In that regard, if you are going to make a superhero film based on a Marvel or DC property in particular, you’re probably going to be better off if you get a respected director at the helm. Black Panther director Ryan Coogler might be the lower boundary here, having shown off his chops with the well-regarded Fruitvale Station and the blockbuster Rocky reinvention Creed, while Joker director Todd Phillips may be an outlier, given his positive track record really begins and ends with The Hangover. Your best case scenario is probably a Christopher Nolan type — had he made The Dark Knight ten years later, with a Best Director nomination already under his belt, it’s possible this article wouldn’t need to be written. But even a laureled director doesn’t guarantee success. Nolan and Phillips are two of the six directors to have ever made a superhero movie and received a Best Director nomination at some point in their career. Three of the others made films based on Marvel properties: Ang Lee’s Hulk was met mostly with confusion, Guillermo del Toro’s Blade II left critics mixed, and I’m not sure anyone remembers that Kenneth Branagh directed the MCU’s first Thor movie.


The more interesting features from that group are del Toro’s two Hellboy films and Warren Beatty’s Dick Tracy. Though the latter wasn’t overly well-received at the time, it stands out today as a particularly creative entry in the genre (as, to be fair, do Hulk and Blade II), and refreshing in its unmooring from the more familiar protagonists of the superhero realm.
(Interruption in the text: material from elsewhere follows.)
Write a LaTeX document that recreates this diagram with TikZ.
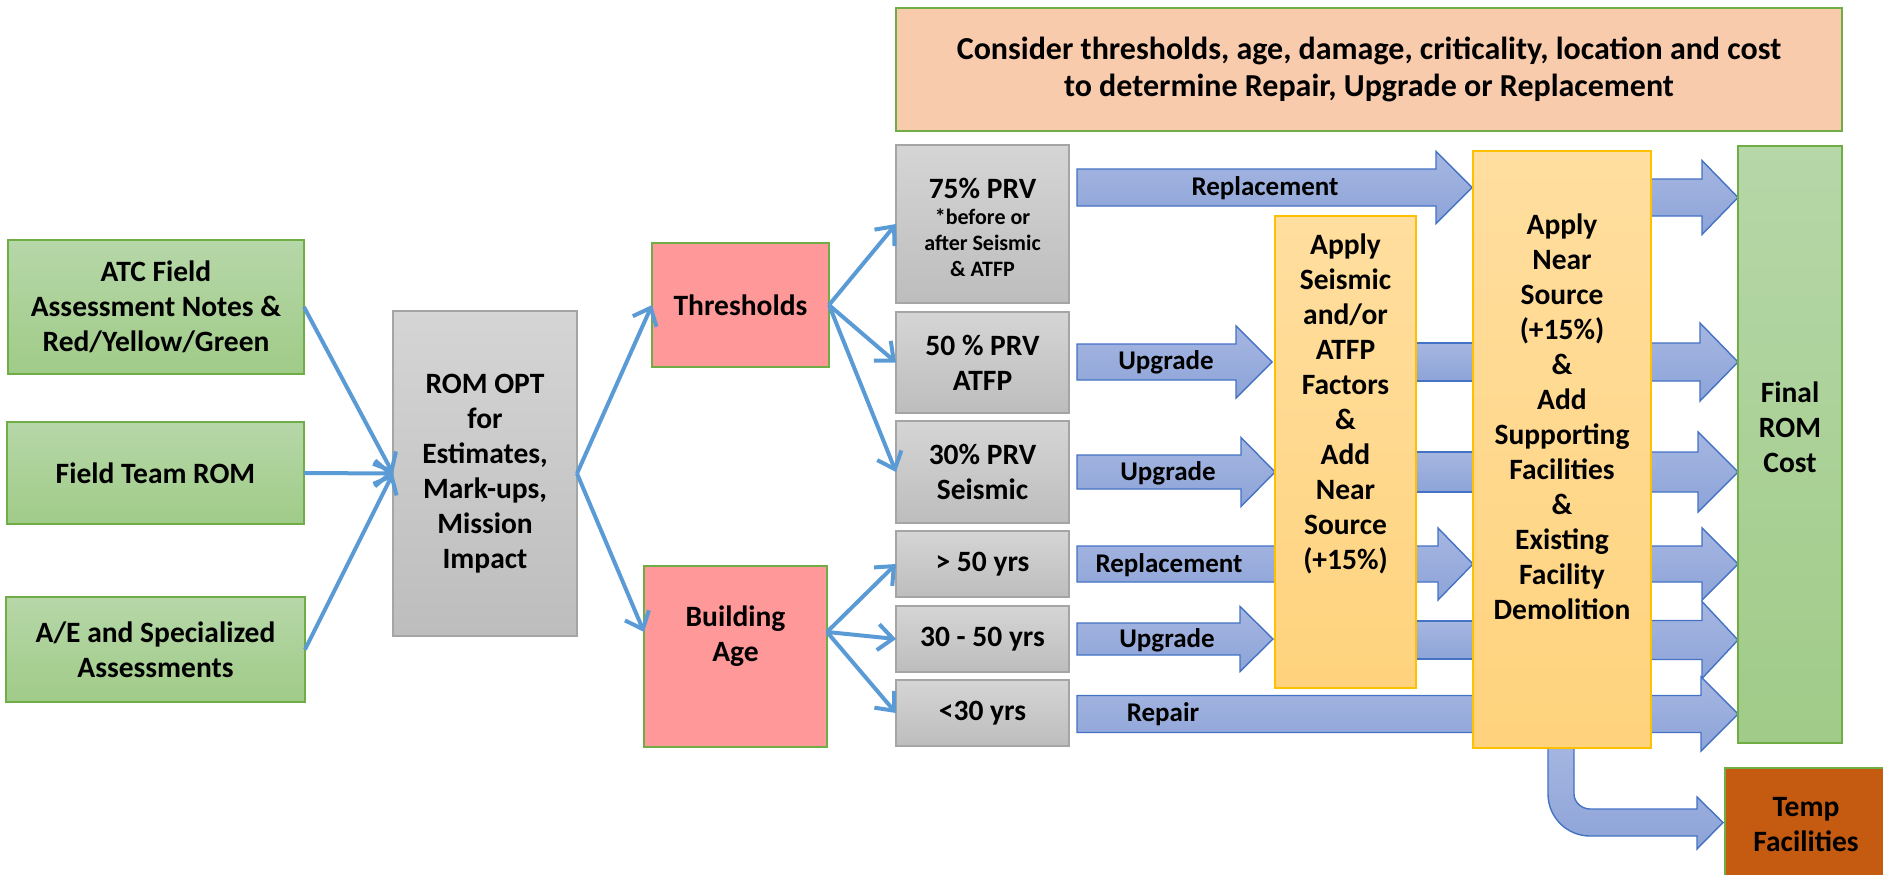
\documentclass[tikz,border=0pt]{standalone}
\usepackage{fontspec}
\setmainfont{Carlito}
\usetikzlibrary{arrows.meta}
\definecolor{gborder}{HTML}{70AD47}
\definecolor{gtop}{HTML}{B6D7A8}
\definecolor{gbot}{HTML}{A0CB88}
\definecolor{greyborder}{HTML}{A5A5A5}
\definecolor{greytop}{HTML}{D5D5D5}
\definecolor{greybot}{HTML}{BDBDBD}
\definecolor{redfill}{HTML}{FF9999}
\definecolor{oborder}{HTML}{FFC000}
\definecolor{otop}{HTML}{FFDE9F}
\definecolor{obot}{HTML}{FFD37D}
\definecolor{bannerfill}{HTML}{F8CBAD}
\definecolor{tempfill}{HTML}{C55A11}
\definecolor{linkblue}{HTML}{5B9BD5}
\definecolor{barborder}{HTML}{4472C4}
\definecolor{bartop}{HTML}{A6B6E1}
\definecolor{barbot}{HTML}{8DA4D8}
\tikzset{
  box/.style={rectangle, inner sep=0pt, outer sep=0pt, line width=1.5pt, align=center, font=\bfseries\fontsize{29.5}{35}\selectfont},
  greenbox/.style={box, draw=gborder, top color=gtop, bottom color=gbot},
  greybox/.style={box, draw=greyborder, top color=greytop, bottom color=greybot},
  redbox/.style={box, draw=gborder, fill=redfill},
  orangebox/.style={box, draw=oborder, top color=otop, bottom color=obot},
  bannerbox/.style={box, draw=gborder, fill=bannerfill, font=\bfseries\fontsize{32}{37}\selectfont},
  tempbox/.style={box, draw=gborder, fill=tempfill},
  txt/.style={inner sep=0pt, align=center, font=\bfseries\fontsize{29.5}{35}\selectfont},
  arrtxt/.style={inner sep=0pt, font=\bfseries\fontsize{27}{31}\selectfont},
  smalltxt/.style={inner sep=0pt, align=center, font=\bfseries\fontsize{22}{26}\selectfont},
  link/.style={draw=linkblue, line width=4pt, -{Straight Barb[length=15pt,width=26pt]}},
  blockarr/.style={draw=barborder, line width=1.4pt, top color=bartop, bottom color=barbot, line join=miter},
}
% x1, head base, tip, y centre, shaft half height, head half height
\newcommand\bArrow[6]{%
  \path[blockarr] (#1,#4-#5) -- (#2,#4-#5) -- (#2,#4-#6) -- (#3,#4) -- (#2,#4+#6) -- (#2,#4+#5) -- (#1,#4+#5) -- cycle;}
\begin{document}
\begin{tikzpicture}[x=1pt,y=-1pt]
\useasboundingbox (0,0) rectangle (1883,875);

% banner
\node[bannerbox, minimum width=946pt, minimum height=123pt] (banner) at (1369,69.5)
  {Consider thresholds, age, damage, criticality, location and cost\\to determine Repair, Upgrade or Replacement};

% inputs
\node[greenbox, minimum width=296pt, minimum height=134pt] (g1) at (156,307) {ATC Field\\Assessment Notes \&\\Red/Yellow/Green};
\node[greenbox, minimum width=297pt, minimum height=102pt] (g2) at (155.5,473) {Field Team ROM};
\node[greenbox, minimum width=299pt, minimum height=105pt] (g3) at (155.5,649.5) {A/E and Specialized\\Assessments};

\node[greybox, minimum width=184pt, minimum height=325pt] (rom) at (485,473.5) {ROM OPT\\for\\Estimates,\\Mark-ups,\\Mission\\Impact};

\node[redbox, minimum width=177pt, minimum height=124pt] (thr) at (740.5,305) {Thresholds};
\node[redbox, minimum width=183pt, minimum height=181pt] (age) at (735.5,656.5) {};
\node[txt] (agetxt) at (735.5,636) {Building\\Age};

% grey choice boxes
\node[greybox, minimum width=173pt, minimum height=158pt] (p75) at (982.5,224) {};
\node[txt] (p75a) at (982.5,188) {75\% PRV};
\node[smalltxt] (p75b) at (982.5,243) {*before or\\after Seismic\\\& ATFP};
\node[greybox, minimum width=173pt, minimum height=101pt] (p50) at (982.5,362.5) {50 \% PRV\\ATFP};
\node[greybox, minimum width=173pt, minimum height=102pt] (p30) at (982.5,472) {30\% PRV\\Seismic};
\node[greybox, minimum width=173pt, minimum height=66pt] (y50) at (982.5,564) {> 50 yrs};
\node[greybox, minimum width=173pt, minimum height=66pt] (y3050) at (982.5,639) {30 - 50 yrs};
\node[greybox, minimum width=173pt, minimum height=66pt] (y30) at (982.5,713) {<30 yrs};

% line connectors
\draw[link] (g1.east) -- (rom.west);
\draw[link] (g2.east) -- (rom.west);
\draw[link] (g3.east) -- (rom.west);
\draw[link] (rom.east) -- (thr.west);
\draw[link] (rom.east) -- (age.165);
\draw[link] (thr.east) -- (p75.west);
\draw[link] (thr.east) -- (p50.west);
\draw[link] (thr.east) -- (p30.west);
\draw[link] (age.15) -- (y50.west);
\draw[link] (age.15) -- (y3050.west);
\draw[link] (age.15) -- (y30.west);

% block arrows into the first column
\bArrow{1077}{1436}{1472}{187.5}{18.5}{36}
\bArrow{1077}{1236}{1272}{362}{18}{36}
\bArrow{1077}{1241}{1275}{472}{17}{34.5}
\bArrow{1077}{1438}{1473}{564}{18}{36}
\bArrow{1077}{1240}{1273}{639}{16}{32.5}
% shafts between the two orange boxes
\path[blockarr] (1405,343) rectangle (1490,381);
\path[blockarr] (1405,452) rectangle (1490,492);
\path[blockarr] (1405,621) rectangle (1490,659);
% arrows into the final box
\bArrow{1630}{1702}{1738}{197.5}{18.5}{37}
\bArrow{1630}{1700}{1738}{362}{19}{39}
\bArrow{1630}{1698}{1738}{472}{20}{40}
\bArrow{1630}{1702}{1738}{564}{18}{36}
\bArrow{1630}{1702}{1738}{640}{19.5}{38.5}
% repair arrow
\bArrow{1077}{1701}{1738}{714}{18.5}{37}
% bent arrow to temp facilities
\path[blockarr] (1548,740) -- (1548,794) .. controls (1548,817.2) and (1566.8,836) .. (1590,836)
  -- (1697,836) -- (1697,849) -- (1723,822.5) -- (1697,797) -- (1697,809) -- (1590,809)
  .. controls (1581.2,809) and (1574,801.8) .. (1574,794) -- (1574,740) -- cycle;

% arrow labels
\node[arrtxt] (l1) at (1265,188) {Replacement};
\node[arrtxt] (l2) at (1166,362) {Upgrade};
\node[arrtxt] (l3) at (1168,473) {Upgrade};
\node[arrtxt] (l4) at (1169,565) {Replacement};
\node[arrtxt] (l5) at (1167,640) {Upgrade};
\node[arrtxt] (l6) at (1163,714) {Repair};

% orange boxes and results
\node[orangebox, minimum width=141pt, minimum height=472pt] (ob1) at (1345.5,452) {};
\node[txt] (ob1t) at (1345.5,403.5) {Apply\\Seismic\\and/or\\ATFP\\Factors\\\&\\Add\\Near\\Source\\(+15\%)};
\node[orangebox, minimum width=178pt, minimum height=597pt] (ob2) at (1562,449.5) {};
\node[txt] (ob2t) at (1562,416.5) {Apply\\Near\\Source\\(+15\%)\\\&\\Add\\Supporting\\Facilities\\\&\\Existing\\Facility\\Demolition};
\node[greenbox, minimum width=104pt, minimum height=597pt] (final) at (1790,444.5) {};
\node[txt] (finalt) at (1790,427) {Final\\ROM\\Cost};
\node[tempbox, minimum width=170pt, minimum height=120pt] (temp) at (1810,828) {};
\node[txt] (tempt) at (1806,824.5) {Temp\\Facilities};
\end{tikzpicture}
\end{document}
For many engaged deeply with the world of cinema, superhero fatigue has set in, doubly so when the vast majority of superhero films flow from Marvel and DC. A superhero we haven’t seen a hundred times before — whether from a lesser-known company or an original creation — has the benefit not only of freshness, but of creative freedom. While they don’t have the same built-in audience (or make the same kind of money), the Academy might look more fondly on a superhero film they haven’t seen before — an Unbreakable, or a Chronicle, or a Fast Color may lead voters to watch with a more open mind than they might bring to yet another Spider-Man.


Warner Bros.

This fatigue probably means that any superhero film with Best Picture aspirations is going to have to bring something else to the table. Joker was arguably more character driven, Black Panther was a cultural landmark for on-screen representation, and The Dark Knight (the other superhero film that has likely been closest to a nomination) felt like both a technical achievement and a radical shift in the understanding of what the genre could be capable of. Groundbreaking visual effects a la Avatar might get you over the hump, but probably only if you also have some combination of original storytelling or celebrated behind-the-camera talent. But as we discussed at the beginning, the key may just be to wait. I can’t help thinking about the western, and the fact that Dances with Wolves and Unforgiven could both, in their own ways, be considered revisionist westerns, weaponizing what we know about the genre to say something new. Maybe you could point to something like Logan or The Dark Knight Rises as an example in the superhero realm, but I don’t think we’ve quite gotten there yet, at least not on the same scale as those two westerns.


But if I had to make a guess about what kind of superhero movie could win Best Picture, I’d probably sketch out the bones of something close to a comic book Unforgiven. The Academy has shown itself time and time again to be a reflexive body, less interested in rewarding true innovation than in recognizing variations on a theme (which, to be clear, isn’t necessarily a bad thing). We’ll eventually reach a point where our current understanding of the superhero movie has run its course, and the filmmaker(s) who are able to reignite our interest will be the ones who can wrestle with the genre’s meaning while still understanding why we were drawn to it in the first place. Maybe then the superheroes will finally reach that last remaining pinnacle of Hollywood glory.